Autrement dit, Trump méprise ouvertement la Russie et son Président. Il ne met en scène une apparence de respect, que tant qu'il pense pouvoir obtenir ce qu'il veut. Et il veut une victoire des Globalistes, au moins éviter une défaite. Il veut que la Russie se plie, que la Russie se taise.
Or, les positions de ces deux camps (atlantiste - dont évidemment américain, et russe) sont objectivement incompatibles, rien n'a changé à ce sujet. 1) Une présence des armées atlantistes ou amies en Ukraine est indispensable pour les Globalistes, inacceptable pour les Russes. 2) Une reconnaissance juridique des nouveaux territoires russes est inacceptable pour les Globalistes, indispensable pour les Russes. Le reste n'est qu'un détail, notamment la question de l'entrée ou non de l'Ukraine dans l'OTAN (comme l'exemple finlandais l'a déjà illustré) ou celle du départ et remplacement de Zelensky par un nouveau gouverneur de l'administration locale, toujours dans l'intérêt atlantiste - puisque la Russie ne maîtrise pas le territoire.
A l'époque des accords de Minsk, les Atlantistes pouvaient encore prendre le temps de tromper la Russie et signer un certain document, ils ne peuvent plus se permettre cela aujourd'hui, leur position est désormais beaucoup trop rigide. Le conflit est trop engagé.
Donc, les Globalistes jouent le temps. Si jamais la Russie est prête à capituler, ils sont prêts à accepter, mais ils n'ont pas trop d'illusion à ce sujet et la tonalité du discours atlantiste le prouve. En attendant, le temps passé à négocier leur permet de réorganiser le front, son approvisionnement, la répartition des coûts et la gestion du territoire ukrainien. Le tout évidemment dans l'intérêt américain, au détriment des satellites européens.
Quel est l'intérêt de la Russie ? Montrer à l'ennemi sa volonté de paix, n'est pas franchement le meilleur moyen de le dissuader d'aller plus loin ... En dehors de l'attachement manifestement profond des élites russes pour l'ordre, dont elles sont in fine issues, il existe un seul et véritable intérêt.

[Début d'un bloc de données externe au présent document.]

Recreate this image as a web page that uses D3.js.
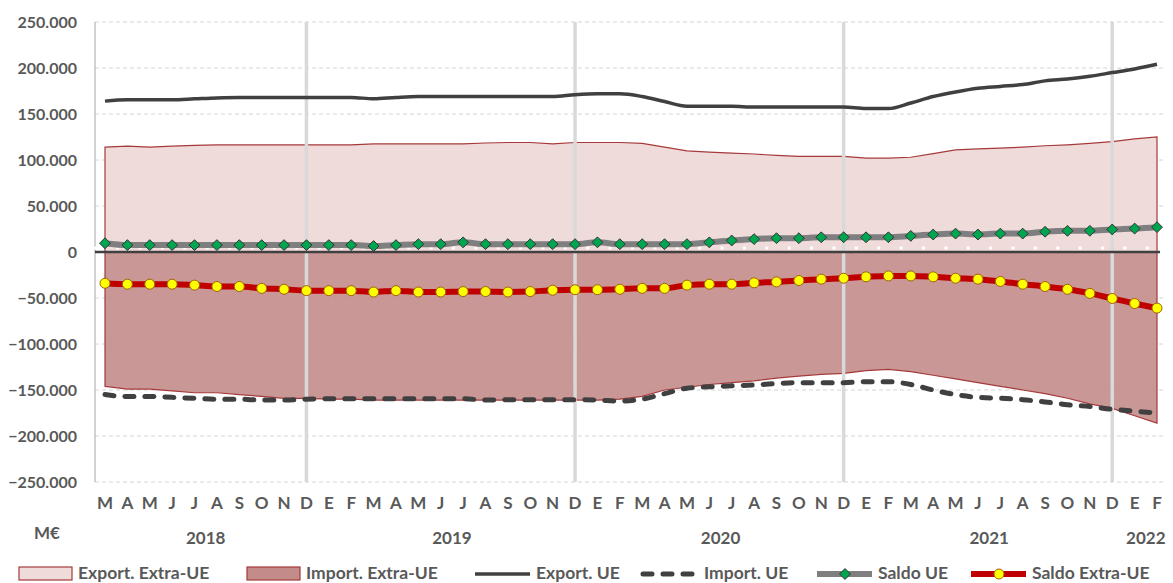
<!DOCTYPE html>
<html><head><meta charset="utf-8">
<script src="https://cdn.jsdelivr.net/npm/d3@7"></script>
<style>
html,body{margin:0;padding:0;background:#fff;}
svg text{font-family:Lato,"Open Sans",sans-serif;font-weight:700;fill:#595959;}
</style></head>
<body><svg id="c" width="1173" height="583"></svg>
<script>
// ---- data (M€) ----
const months = ["M","A","M","J","J","A","S","O","N","D",
  "E","F","M","A","M","J","J","A","S","O","N","D",
  "E","F","M","A","M","J","J","A","S","O","N","D",
  "E","F","M","A","M","J","J","A","S","O","N","D",
  "E","F"];
const years = [{label:"2018",from:0,to:9},{label:"2019",from:10,to:21},{label:"2020",from:22,to:33},{label:"2021",from:34,to:45},{label:"2022",from:46,to:47}];
const yearSeparators = [9,21,33,45];
const yTicks = [250000,200000,150000,100000,50000,0,-50000,-100000,-150000,-200000,-250000];

const exportExtraUE = [114,115,114,115,116,116.5,116.5,116.5,116.5,116.5,
  116.5,116.5,117.5,117.5,117.5,117.5,117.5,118.5,119,119,117.5,119,
  119,119,118,114,110,108.5,107.5,106.5,105,104,104,104,
  102,102,103,107,111,112,113,114,115.5,116.5,118,120,
  123,125].map(v=>v*1000);
const importExtraUE = [-146,-149,-149,-151,-153,-153,-155,-157,-159,-159,
  -160,-160,-161,-161,-161,-161,-161,-161,-161,-161,-161,-161,
  -161,-160,-157,-150,-147,-144,-142,-140,-137,-135,-133,-132,
  -129,-127.5,-130,-134,-138,-142,-146,-150,-154,-159,-165,-170,
  -178,-186].map(v=>v*1000);
const exportUE = [164,165.5,165.5,165.5,166.5,167.5,168,168,168,168,
  168,168,166.5,168,169,169,169,169,169,169,169,171,
  172,172,169,163.5,158.5,158.5,158.5,157.5,157.5,157.5,157.5,157.5,
  156,156,162,169,174,178,180,182,186,188,191,195,
  199,204].map(v=>v*1000);
const importUE = [-155,-157,-157,-158,-159,-160,-160,-161,-161,-160,
  -159.5,-159.5,-159.5,-159.5,-159.5,-159.5,-159.5,-161,-160.5,-160.5,-160.5,-160.5,
  -161,-162,-160,-154,-148,-146.5,-145.5,-144.5,-143,-142,-142,-142,
  -141,-141,-144,-150,-155,-158,-159,-160.5,-163,-166,-168,-171,
  -173,-175].map(v=>v*1000);
const saldoUE = [9.5,7.5,7.5,7.5,7.5,7.5,7.5,7.5,7.5,7.5,
  7.5,7.5,6.5,7.5,8.5,8.5,10.5,8.5,8.5,8.5,8.5,8.5,
  10.5,8.5,8.5,8.5,8.5,10.5,12.5,14,15,15,16,16,
  16,16,17.5,19,20,19,20,20,22,23,23,24.5,
  25.5,27].map(v=>v*1000);
const saldoExtraUE = [-34,-35,-35,-35,-36,-37.5,-37.5,-39.5,-40.5,-42,
  -42,-42,-43.5,-42,-43.5,-43.5,-43,-43,-43.5,-43,-41.5,-41,
  -41,-40.5,-39.5,-39.5,-36,-35,-35,-33.5,-32.5,-31,-29.5,-28.5,
  -27,-26,-26,-27,-28.5,-29.5,-32,-35,-37.5,-40.5,-45,-50.5,
  -56,-61].map(v=>v*1000);

const legendItems = [
  {label:"Export. Extra-UE", type:"area", key:"expExtra"},
  {label:"Import. Extra-UE", type:"area", key:"impExtra"},
  {label:"Export. UE", type:"line", key:"expUE"},
  {label:"Import. UE", type:"line", key:"impUE"},
  {label:"Saldo UE", type:"line", key:"saldoUE"},
  {label:"Saldo Extra-UE", type:"line", key:"saldoExtra"}
];

// ---- styles ----
const S = {
  expExtra:{fill:"#F0DBDB", stroke:"#A63A3A"},
  impExtra:{fill:"#C38C8A", stroke:"#A63A3A", opacity:0.9},
  expUE:{stroke:"#404040", width:3.5},
  impUE:{stroke:"#404040", width:5, dash:"9,11"},
  saldoUE:{stroke:"#7F7F7F", width:6, marker:"diamond", mfill:"#00A550", mstroke:"#333"},
  saldoExtra:{stroke:"#C00000", width:6, marker:"circle", mfill:"#FFFF00", mstroke:"#A0600A"}
};

const svg = d3.select("#c");
const idx = d3.range(months.length);
const x = d3.scaleBand().domain(idx).range([93.8, 1168.2]);
const cx = i => x(i) + x.bandwidth()/2;
const y = d3.scaleLinear().domain([-250000,250000]).range([482,22]);
const plotL = 95, plotR = 1166;

// gridlines
svg.append("g").selectAll("line").data(yTicks.filter(t=>t!==0)).join("line")
  .attr("x1",plotL).attr("x2",plotR).attr("y1",d=>y(d)).attr("y2",d=>y(d))
  .attr("stroke","#D4D4D4").attr("stroke-width",1).attr("stroke-dasharray","4,3");

// areas
const area = d3.area().x((d,i)=>cx(i)).y0(y(0)).y1(d=>y(d));
svg.append("path").datum(exportExtraUE).attr("d",area)
  .attr("fill",S.expExtra.fill).attr("stroke",S.expExtra.stroke).attr("stroke-width",1.2);
svg.append("path").datum(importExtraUE).attr("d",area)
  .attr("fill",S.impExtra.fill).attr("fill-opacity",S.impExtra.opacity)
  .attr("stroke",S.impExtra.stroke).attr("stroke-width",1.2);

// year separators
svg.append("g").selectAll("line").data(yearSeparators).join("line")
  .attr("x1",d=>cx(d)).attr("x2",d=>cx(d)).attr("y1",y(250000)).attr("y2",y(-250000))
  .attr("stroke","#D9D9D9").attr("stroke-width",3.5);

// y axis line
svg.append("line").attr("x1",plotL).attr("x2",plotL).attr("y1",y(250000)).attr("y2",y(-250000))
  .attr("stroke","#A6A6A6").attr("stroke-width",1);

// white dotted line just above zero
svg.append("line").attr("x1",x(0)).attr("x2",x(months.length-1)+x.bandwidth())
  .attr("y1",y(0)-4).attr("y2",y(0)-4)
  .attr("stroke","#fff").attr("stroke-width",3).attr("stroke-dasharray","3,"+(x.step()-3));

// zero line
svg.append("line").attr("x1",plotL).attr("x2",cx(months.length-1)+3).attr("y1",y(0)).attr("y2",y(0))
  .attr("stroke","#404040").attr("stroke-width",2.5);

// lines
const line = d3.line().x((d,i)=>cx(i)).y(d=>y(d)).curve(d3.curveMonotoneX);
function drawLine(data, st){
  const p = svg.append("path").datum(data).attr("d",line).attr("fill","none")
    .attr("stroke",st.stroke).attr("stroke-width",st.width).attr("stroke-linejoin","round");
  if(st.dash) p.attr("stroke-dasharray",st.dash).attr("stroke-linecap","round");
}
drawLine(exportUE,S.expUE);
drawLine(importUE,S.impUE);
drawLine(saldoUE,S.saldoUE);
drawLine(saldoExtraUE,S.saldoExtra);

const diamond = d3.symbol().type(d3.symbolDiamond2).size(75);
function drawMarkers(data, st){
  const g = svg.append("g");
  if(st.marker==="diamond"){
    g.selectAll("path").data(data).join("path").attr("d",diamond)
      .attr("transform",(d,i)=>`translate(${cx(i)},${y(d)})`)
      .attr("fill",st.mfill).attr("stroke",st.mstroke).attr("stroke-width",1);
  } else {
    g.selectAll("circle").data(data).join("circle")
      .attr("cx",(d,i)=>cx(i)).attr("cy",d=>y(d)).attr("r",5)
      .attr("fill",st.mfill).attr("stroke",st.mstroke).attr("stroke-width",1);
  }
}
drawMarkers(saldoUE,S.saldoUE);
drawMarkers(saldoExtraUE,S.saldoExtra);

// y tick labels
const fmt = v => v===0 ? "0" : d3.format(",")(v).replace(/,/g,".");
svg.append("g").selectAll("text").data(yTicks).join("text")
  .attr("x",77).attr("y",d=>y(d)+5.5).attr("text-anchor","end")
  .style("font-size","16px").text(fmt);

// month labels
svg.append("g").selectAll("text").data(months).join("text")
  .attr("x",(d,i)=>cx(i)).attr("y",509).attr("text-anchor","middle")
  .style("font-size","17px").text(d=>d);
// year labels
svg.append("g").selectAll("text").data(years).join("text")
  .attr("x",d=>(cx(d.from)+cx(d.to))/2).attr("y",544).attr("text-anchor","middle")
  .style("font-size","17px").text(d=>d.label);
svg.append("text").attr("x",47).attr("y",539).attr("text-anchor","middle")
  .style("font-size","17px").text("M€");

// legend
const legendX = [19,247,475,643,817,971];
const lg = svg.append("g");
legendItems.forEach((it,k)=>{
  const x0 = legendX[k], st = S[it.key], yc = 574;
  if(it.type==="area"){
    lg.append("rect").attr("x",x0).attr("y",567).attr("width",53).attr("height",13)
      .attr("fill",st.fill).attr("stroke",st.stroke).attr("stroke-width",1.2);
    lg.append("text").attr("x",x0+59).attr("y",579).style("font-size","17.5px").text(it.label);
  } else {
    const l = lg.append("line").attr("x1",x0).attr("x2",x0+55).attr("y1",yc).attr("y2",yc)
      .attr("stroke",st.stroke).attr("stroke-width",st.width).attr("stroke-linecap", st.dash?"round":"butt");
    if(st.dash) l.attr("stroke-dasharray",st.dash);
    if(st.marker==="diamond"){
      lg.append("path").attr("d",diamond).attr("transform",`translate(${x0+28},${yc})`)
        .attr("fill",st.mfill).attr("stroke",st.mstroke);
    } else if(st.marker==="circle"){
      lg.append("circle").attr("cx",x0+28).attr("cy",yc).attr("r",5)
        .attr("fill",st.mfill).attr("stroke",st.mstroke);
    }
    lg.append("text").attr("x",x0+61).attr("y",579).style("font-size","17.5px").text(it.label);
  }
});
</script></body></html>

Si la Russie décide de légitimer une réponse plus ferme, elle a besoin de montrer à sa population et aux autres que la voie des négociations est épuisée.
Sinon, nous allons entrer dans une période de marécages politico-diplomatiques, qui aura inévitablement une incidence sur le front - car on ne peut pas à la fois produire en Russie un discours atlantiste sur le mode "Vive la paix, vive Trump" et demander aux militaires de se battre de toutes leurs forces pour la Patrie, tout en se prenant des missiles américains sur la tête. Ce sont deux approches incompatibles, au minimum du point de vue de la psychologie humaine. Et du bon sens politique.
Donc, si la Russie ne prépare pas une montée en puissance de la réponse militaire, elle ouvre la voie à un renforcement de l'armée ennemie, qui reprendra inévitablement l'initiative, dès qu'elle aura reconstitué ses forces, grâce au temps qui lui aura été ainsi gracieusement offert pendant une parodie de négociations.